* [Description of the task]:
Please print exactly the lines below, from the start of the material up to and including the line with "80, 90, 100];", but none of the pictures.
-- Start of Collected data --
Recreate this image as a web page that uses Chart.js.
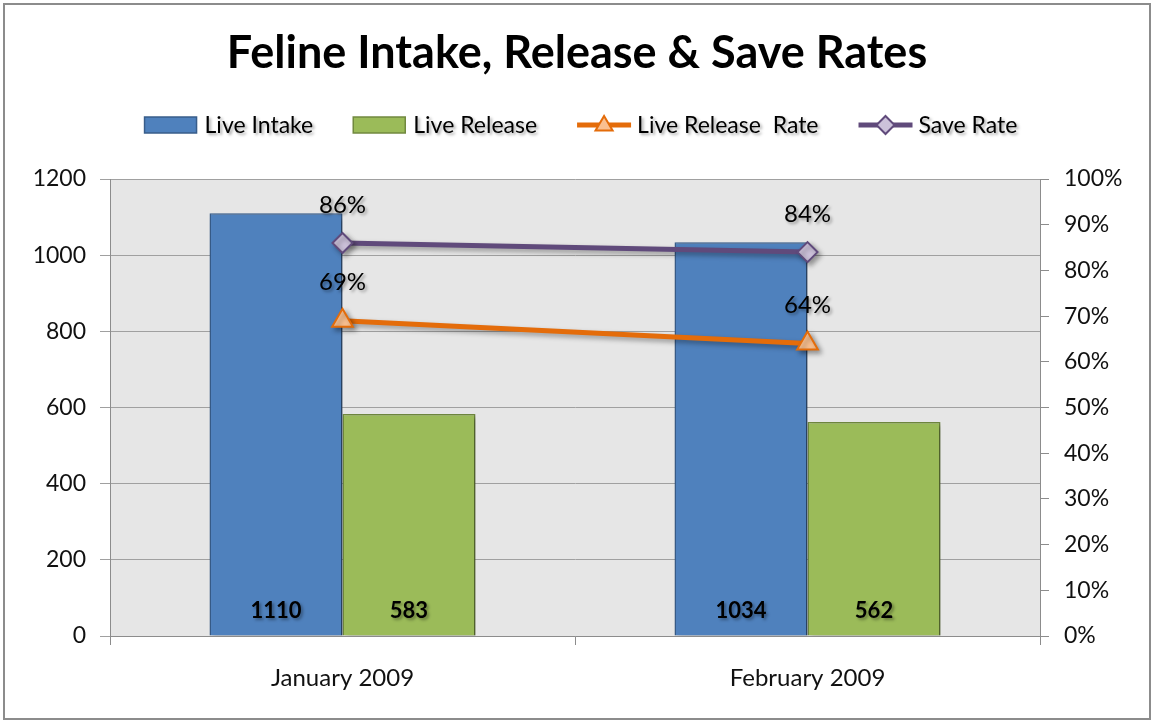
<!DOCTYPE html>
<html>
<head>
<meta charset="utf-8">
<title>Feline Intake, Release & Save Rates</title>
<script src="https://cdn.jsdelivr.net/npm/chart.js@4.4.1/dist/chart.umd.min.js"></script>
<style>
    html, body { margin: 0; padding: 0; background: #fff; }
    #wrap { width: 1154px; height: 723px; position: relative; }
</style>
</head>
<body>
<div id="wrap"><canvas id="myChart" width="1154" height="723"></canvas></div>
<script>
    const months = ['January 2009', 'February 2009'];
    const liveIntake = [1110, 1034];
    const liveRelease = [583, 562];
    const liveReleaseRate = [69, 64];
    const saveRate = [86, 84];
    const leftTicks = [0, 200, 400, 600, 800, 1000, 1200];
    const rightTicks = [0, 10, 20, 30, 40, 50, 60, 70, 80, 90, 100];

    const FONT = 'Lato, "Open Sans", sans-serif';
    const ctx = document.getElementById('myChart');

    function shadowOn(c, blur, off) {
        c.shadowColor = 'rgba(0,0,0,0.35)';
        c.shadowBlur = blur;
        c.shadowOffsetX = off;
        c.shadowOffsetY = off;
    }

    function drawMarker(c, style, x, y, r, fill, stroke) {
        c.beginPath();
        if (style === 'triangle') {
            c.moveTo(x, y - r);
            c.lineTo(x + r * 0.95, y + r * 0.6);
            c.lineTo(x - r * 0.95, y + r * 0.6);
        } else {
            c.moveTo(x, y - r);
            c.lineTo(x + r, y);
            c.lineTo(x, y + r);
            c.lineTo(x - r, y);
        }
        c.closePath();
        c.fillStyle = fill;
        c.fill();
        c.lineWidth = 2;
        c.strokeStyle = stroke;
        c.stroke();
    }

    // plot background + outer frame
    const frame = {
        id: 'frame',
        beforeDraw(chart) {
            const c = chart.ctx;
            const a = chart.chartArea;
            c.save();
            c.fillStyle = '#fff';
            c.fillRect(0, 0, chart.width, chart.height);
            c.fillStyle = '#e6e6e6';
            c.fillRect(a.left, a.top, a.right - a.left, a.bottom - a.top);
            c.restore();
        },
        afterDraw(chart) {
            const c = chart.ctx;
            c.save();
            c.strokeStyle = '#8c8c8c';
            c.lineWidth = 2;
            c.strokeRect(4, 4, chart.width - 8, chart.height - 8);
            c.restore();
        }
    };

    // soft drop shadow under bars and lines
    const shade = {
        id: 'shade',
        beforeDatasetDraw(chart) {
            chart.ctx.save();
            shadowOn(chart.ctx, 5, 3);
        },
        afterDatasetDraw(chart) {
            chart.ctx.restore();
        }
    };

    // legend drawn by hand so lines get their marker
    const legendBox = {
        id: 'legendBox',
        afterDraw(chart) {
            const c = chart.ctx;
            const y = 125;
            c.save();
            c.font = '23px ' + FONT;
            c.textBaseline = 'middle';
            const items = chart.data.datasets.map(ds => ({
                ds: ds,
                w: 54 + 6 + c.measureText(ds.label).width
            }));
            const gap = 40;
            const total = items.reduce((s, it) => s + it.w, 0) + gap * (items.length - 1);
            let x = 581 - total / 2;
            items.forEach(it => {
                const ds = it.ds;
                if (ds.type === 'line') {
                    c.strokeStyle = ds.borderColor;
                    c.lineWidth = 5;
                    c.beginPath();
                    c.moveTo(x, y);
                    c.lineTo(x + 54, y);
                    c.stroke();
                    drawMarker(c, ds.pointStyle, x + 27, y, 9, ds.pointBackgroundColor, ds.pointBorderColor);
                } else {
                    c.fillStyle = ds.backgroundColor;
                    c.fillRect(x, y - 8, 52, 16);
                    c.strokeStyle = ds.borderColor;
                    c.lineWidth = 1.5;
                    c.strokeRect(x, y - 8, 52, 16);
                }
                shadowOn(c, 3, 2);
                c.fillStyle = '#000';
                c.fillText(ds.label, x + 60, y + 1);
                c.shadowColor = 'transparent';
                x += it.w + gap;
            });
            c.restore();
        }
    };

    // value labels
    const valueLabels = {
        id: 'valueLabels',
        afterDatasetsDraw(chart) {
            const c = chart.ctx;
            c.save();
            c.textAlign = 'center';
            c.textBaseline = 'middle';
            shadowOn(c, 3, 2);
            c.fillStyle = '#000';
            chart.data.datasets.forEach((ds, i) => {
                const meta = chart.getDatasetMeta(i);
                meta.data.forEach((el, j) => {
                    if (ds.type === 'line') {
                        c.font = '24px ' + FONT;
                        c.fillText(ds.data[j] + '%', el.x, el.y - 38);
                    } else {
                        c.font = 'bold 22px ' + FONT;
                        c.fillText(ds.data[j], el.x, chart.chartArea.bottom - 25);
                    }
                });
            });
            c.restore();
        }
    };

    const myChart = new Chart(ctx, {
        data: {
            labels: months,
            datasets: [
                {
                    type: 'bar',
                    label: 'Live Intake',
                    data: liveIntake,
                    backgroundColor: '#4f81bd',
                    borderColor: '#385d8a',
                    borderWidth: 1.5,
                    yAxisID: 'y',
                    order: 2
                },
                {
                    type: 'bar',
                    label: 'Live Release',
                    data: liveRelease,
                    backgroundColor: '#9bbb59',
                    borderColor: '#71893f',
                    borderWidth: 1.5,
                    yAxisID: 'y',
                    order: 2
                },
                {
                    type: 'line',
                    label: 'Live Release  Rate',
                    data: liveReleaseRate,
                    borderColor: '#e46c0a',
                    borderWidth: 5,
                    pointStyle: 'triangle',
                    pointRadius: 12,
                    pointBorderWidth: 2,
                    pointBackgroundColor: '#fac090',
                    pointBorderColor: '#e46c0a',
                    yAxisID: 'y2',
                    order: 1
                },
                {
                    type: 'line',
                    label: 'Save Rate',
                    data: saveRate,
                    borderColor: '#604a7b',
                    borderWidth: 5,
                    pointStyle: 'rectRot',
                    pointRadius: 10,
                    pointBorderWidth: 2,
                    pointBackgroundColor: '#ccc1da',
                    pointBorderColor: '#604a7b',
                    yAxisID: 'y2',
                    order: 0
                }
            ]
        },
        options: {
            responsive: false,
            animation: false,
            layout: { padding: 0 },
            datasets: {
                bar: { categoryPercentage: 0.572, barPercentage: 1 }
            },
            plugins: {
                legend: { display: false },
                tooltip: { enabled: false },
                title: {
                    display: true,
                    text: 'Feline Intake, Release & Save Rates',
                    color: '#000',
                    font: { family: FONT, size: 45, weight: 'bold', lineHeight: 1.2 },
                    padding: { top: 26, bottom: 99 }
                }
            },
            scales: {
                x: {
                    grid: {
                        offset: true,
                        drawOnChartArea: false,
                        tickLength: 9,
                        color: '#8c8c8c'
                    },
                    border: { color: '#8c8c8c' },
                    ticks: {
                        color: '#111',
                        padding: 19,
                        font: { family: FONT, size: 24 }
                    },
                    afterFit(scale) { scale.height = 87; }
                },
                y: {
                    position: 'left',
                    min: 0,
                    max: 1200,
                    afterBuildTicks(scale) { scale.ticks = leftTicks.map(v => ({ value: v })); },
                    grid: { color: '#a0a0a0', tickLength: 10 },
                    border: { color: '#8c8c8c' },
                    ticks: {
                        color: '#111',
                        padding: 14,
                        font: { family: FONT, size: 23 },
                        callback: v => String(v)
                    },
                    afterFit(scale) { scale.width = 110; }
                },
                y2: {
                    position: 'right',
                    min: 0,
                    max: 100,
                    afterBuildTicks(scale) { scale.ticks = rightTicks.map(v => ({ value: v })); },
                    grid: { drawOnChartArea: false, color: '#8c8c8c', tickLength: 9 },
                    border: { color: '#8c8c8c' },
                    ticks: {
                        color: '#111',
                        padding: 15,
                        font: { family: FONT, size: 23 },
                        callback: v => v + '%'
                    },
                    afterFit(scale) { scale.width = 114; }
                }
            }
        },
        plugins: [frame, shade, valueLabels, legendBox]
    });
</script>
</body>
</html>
-- End of Collected data --
* [Answer to this exercise]:
Recreate this image as a web page that uses Chart.js.
<!DOCTYPE html>
<html>
<head>
<meta charset="utf-8">
<title>Feline Intake, Release & Save Rates</title>
<script src="https://cdn.jsdelivr.net/npm/chart.js@4.4.1/dist/chart.umd.min.js"></script>
<style>
    html, body { margin: 0; padding: 0; background: #fff; }
    #wrap { width: 1154px; height: 723px; position: relative; }
</style>
</head>
<body>
<div id="wrap"><canvas id="myChart" width="1154" height="723"></canvas></div>
<script>
    const months = ['January 2009', 'February 2009'];
    const liveIntake = [1110, 1034];
    const liveRelease = [583, 562];
    const liveReleaseRate = [69, 64];
    const saveRate = [86, 84];
    const leftTicks = [0, 200, 400, 600, 800, 1000, 1200];
    const rightTicks = [0, 10, 20, 30, 40, 50, 60, 70, 80, 90, 100];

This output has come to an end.